The Hispanic population in Manassas more than doubled in the past decade while the city's growth was fairly stagnant, making non-Hispanic whites the minority for the first time in 20 years, according to data released by the Census Bureau last week.

The city's overall population grew less than 8 percent to almost 38,000 last year, according to the data. Almost 12,000 residents are Hispanic, up from 5,300 in 2000. The Asian population in the city went up 56 percent in the past decade, and the number of black residents increased 11 percent.

In contrast, the non-Hispanic white population dropped almost 23 percent.

"We used to be one of the fastest-growing communities in the commonwealth," Manassas Mayor Harry J. "Hal" Parrish II (R) said, noting he is also not surprised by the change in demographics as he has watched diversity grow at the schools. "We have more jobs here today than we have ever had, so that bedroom community perspective people had of Manassas is changing."

According to Manassas City school officials, 32.2 percent of enrolled students are classified as ESOL, English Speakers of Other Languages.
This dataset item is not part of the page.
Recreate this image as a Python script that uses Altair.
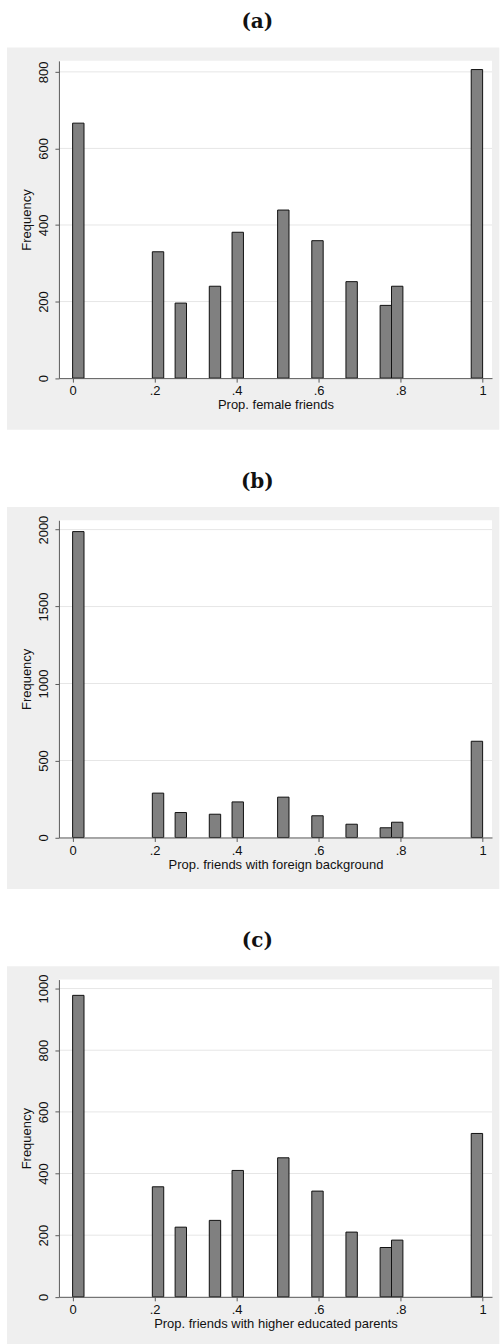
import math
import altair as alt
import pandas as pd

# ---- data ----
prop_values = [0, 1/5, 1/4, 1/3, 2/5, 1/2, 3/5, 2/3, 3/4, 4/5, 1]
female_counts = [666, 330, 196, 240, 381, 439, 359, 252, 190, 240, 806]
foreign_counts = [1987, 288, 162, 151, 231, 262, 141, 86, 63, 99, 625]
educ_counts = [978, 357, 226, 248, 410, 451, 343, 210, 160, 184, 530]

n_bins = 36
panel_titles = ["(a)", "(b)", "(c)"]
x_titles = [
    "Prop. female friends",
    "Prop. friends with foreign background",
    "Prop. friends with higher educated parents",
]
y_ticks = [[0, 200, 400, 600, 800], [0, 500, 1000, 1500, 2000], [0, 200, 400, 600, 800, 1000]]
y_tops = [828.7, 2061, 1029.2]
x_ticks = [0, 0.2, 0.4, 0.6, 0.8, 1]
x_domain = [-0.0334, 1.0229]
all_counts = [female_counts, foreign_counts, educ_counts]

W = 433.7
H = 317.7
SANS = "Liberation Sans"


def one():
    return alt.Data(values=[{"k": 0}])


def panel(i):
    counts = all_counts[i]
    rows = []
    for v, c in zip(prop_values, counts):
        k = min(n_bins - 1, math.floor(v * n_bins + 1e-9))
        rows.append({"lo": k / n_bins, "hi": (k + 1) / n_bins, "count": c})
    df = pd.DataFrame(rows)

    xs = alt.Scale(domain=x_domain, nice=False, zero=False, padding=0)
    ys = alt.Scale(domain=[0, y_tops[i]], nice=False, zero=True)

    y_axis = alt.Axis(
        values=y_ticks[i],
        format="d",
        title="Frequency",
        grid=False,
        tickSize=4,
        tickColor="#5a5a5a",
        domainColor="#5a5a5a",
        labelFont=SANS,
        labelFontSize=13,
        labelColor="#111111",
        labelAngle=270,
        labelAlign="center",
        labelBaseline="alphabetic",
        labelPadding=7.3,
        labelFlush=False,
        titleFont=SANS,
        titleFontSize=13,
        titleFontWeight="normal",
        titleColor="#111111",
        titleAngle=270,
        titleAlign="center",
        titleBaseline="alphabetic",
        titleX=-28.2,
        titleY=H / 2,
        zindex=1,
    )
    x_axis = alt.Axis(
        values=x_ticks,
        labelExpr="replace(format(datum.value, '~g'), '0.', '.')",
        title=x_titles[i],
        grid=False,
        tickSize=4,
        tickColor="#5a5a5a",
        domainColor="#5a5a5a",
        labelFont=SANS,
        labelFontSize=13,
        labelColor="#111111",
        labelBaseline="alphabetic",
        labelPadding=12.6,
        labelFlush=False,
        titleFont=SANS,
        titleFontSize=13,
        titleFontWeight="normal",
        titleColor="#111111",
        titleBaseline="alphabetic",
        titleY=30.6,
        zindex=1,
    )

    layers = []
    if i == 0:
        # tiny white anchor at the page's top-left corner so the layout starts there
        layers.append(
            alt.Chart(one()).mark_rect(color="white").encode(
                x=alt.value(-59), x2=alt.value(-58), y=alt.value(-60), y2=alt.value(-59)
            )
        )
    bg = alt.Chart(one()).mark_rect(color="#efefef").encode(
        x=alt.value(-52), x2=alt.value(W + 7.3), y=alt.value(-13.3), y2=alt.value(H + 51.6)
    )
    plotbg = alt.Chart(one()).mark_rect(color="white").encode(
        x=alt.value(0), x2=alt.value(W), y=alt.value(0), y2=alt.value(H)
    )
    grid_df = pd.DataFrame({"t": [t for t in y_ticks[i] if t != 0]})
    grid = alt.Chart(grid_df).mark_rule(color="#e6e6e6", strokeWidth=1).encode(
        y=alt.Y("t:Q", scale=ys, axis=y_axis), x=alt.value(0), x2=alt.value(W)
    )
    bars = alt.Chart(df).mark_rect(color="#808080", stroke="#111111", strokeWidth=1).encode(
        x=alt.X("lo:Q", scale=xs, axis=x_axis),
        x2="hi:Q",
        y=alt.Y("count:Q", scale=ys, axis=y_axis),
        y2=alt.datum(0),
    )
    title = alt.Chart(one()).mark_text(
        font="DejaVu Serif", fontWeight="bold", fontSize=20, align="center", baseline="alphabetic", color="#111111"
    ).encode(x=alt.value(198.7), y=alt.value(-32.7), text=alt.value(panel_titles[i]))

    layers += [bg, plotbg, grid, bars, title]
    return alt.layer(*layers).properties(width=W, height=H)


chart = (
    alt.vconcat(panel(0), panel(1), panel(2), spacing=142, bounds="flush")
    .properties(padding=0, background="white")
    .configure_view(stroke=None)
)

chart.save("out.html", embed_options={"renderer": "svg", "actions": False})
About 28 percent of the population in Manassas is under the age of 18, according to the data. With growth leveling off, Manassas City school officials said they have not had to add a facility since the mid-2000s, when Mayfield Intermediate opened.

Like other Virginia cities, Parrish said, growth can be a challenge, because there is a limited amount of land - 10 square miles - to develop. City officials are starting to explore building up, not out. Parrish said he thinks the population will creep up in the coming years as several new developments are underway.

Parrish said he also thinks the jobs, the amenities and the family-friendly atmosphere will keep people coming to Manassas for years.

"Manassas [is] a great place to live, work, do business, raise a family and come for a visit - that's how I sign every e-mail I send," Parrish said.